Solidarity in Intersectionality
Sara Rahim (United Nations Advisory Councillor) offers unique insights into how communities and governments can work together in solidarity.
It has been an uneasy and challenging past few months in the United States. With an increase in the disproportionate targeting of black men and women by police, mass civilian shootings, and increasing violence around the globe, it seems that with every act of senseless violence, the issue of religious identity has been making headlines every day. From my interfaith perspective, I often challenge myself to ask how we can use religious diversity as a source of cooperation rather than conflict.
In early June, we lost one of our greatest heroes: Muhammad Ali. He will be most missed by Muslim Americans because he was a source of pride to our community. The heavyweight icon from Louisville, Kentucky, originally named Cassius Clay, served as a prominent figure in American history. His spiritual journey to Islam began in 1964, and he left the Nation of Islam to Sunni Islam in the 70’s. He lived a life of service and social justice, speaking out against the Vietnam War and pushing for interfaith and interracial dialogue at a time of racial tensions. To many, Ali offered a connection in both faith and race. Kameela Rashad, the Muslim chaplain at the University of Pennsylvania remarked, “Ali remains for me a symbol of what it means to be unapologetically Black and Muslim in America.”
With his passing, Ali leaves his legacy as a shining light on not only what it means to be Muslim American, but what it means to be a Black Muslim in America. As a global community, our mourning quickly turned to another tragedy. Shortly after Ali’s passing, we were faced with the tragic news of the deadliest mass shooting in US history, at a gay nightclub in Orlando, Florida. Omar Mateen, a lone shooter, opened fire at Pulse nightclub and killed 53 people, a majority of whom were black, brown, and Latino members of the LGBTQ community, during Pride Month.
Almost immediately, the shooting was linked to terrorism. The “youth radicalization” narrative that we often here was once again seen echoing the headlines as soon as the shooter’s identity had been revealed.
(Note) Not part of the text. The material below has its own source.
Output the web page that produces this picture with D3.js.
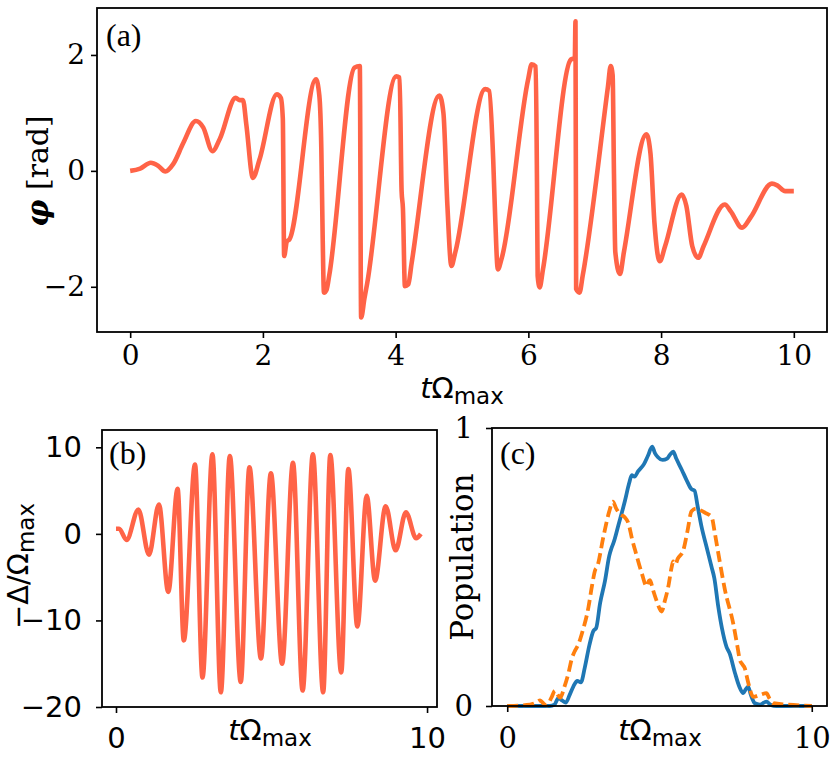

Not only does this rhetoric continue to perpetuate the Islamophobia that is so systemically rooted within our communities, but it brought about a new message: Muslims are irredeemably homophobic.
This coverage failed to show the link between systemic homophobia and Islamophobia, and it put an already invisible community of LGBTQ Muslims at further risk and vulnerability. Those who fight against Islamophobia may not always be aware or inclusive of LGBTQ individuals, and LGBTQ communities may not always condemn Islamophobia. Yet, it is crucial to remember that we are fighting the same fight of equity and inclusion in a time of rampant xenophobia and hate.
The vulnerability of our Black communities cannot go unmentioned in the conversation of fighting systemic racism. While black individuals may not necessarily be direct victims of mass shootings, there has been an increase in the targeting of black men and women by law enforcement. Most recently, Alton Sterling, a 37-year-old black man, was shot and killed in Baton Rouge, Louisiana, in July 05. Less than 24 hours later, Philando Castile was shot by the police in Minneapolis, Minnesota. Both killings were captured on video and showed a complete sense of brutal, senseless, violence without reason. Sterling had been selling CDs outside a convenience store, and Castile had been pulled over for a broken taillight.
Within the United States, black bodies are often linked to the perception of being threatening, even when they are unarmed. This has, for decades, fuelled the mistrust for police in black communities and pushed the Black Lives Matter movement forward. At such a tense, critical moment in solidarity, I often ask myself how to respond, as a non-black Muslim American.
As communities of color, be it brown, black, Latin American, or Muslim, we sit at the intersection of surveillance and criminality. For Muslims, religiosity is linked to potential for terrorism, or “radicalization”, and it enables law enforcement to spy on Muslim subjects and within houses of worship. Our question of civil liberties has truly come into question, and we must challenge ourselves to question the policing models that have been set before us.
My definition of solidarity is no longer limited to building community partnerships within religious communities in the United States. Understanding systemic racism means enduring the dehumanization that comes from it. Communities of color, Muslim Americans, and LGBTQ communities can mobilize together and serve as a powerful coalition if we truly align our voices. With the rise of hate-crimes and xenophobic rhetoric from a political candidate, it is crucial for all communities to recognize the role that we play in fighting the same fight against structural racism, and pushing for inclusion on all fronts.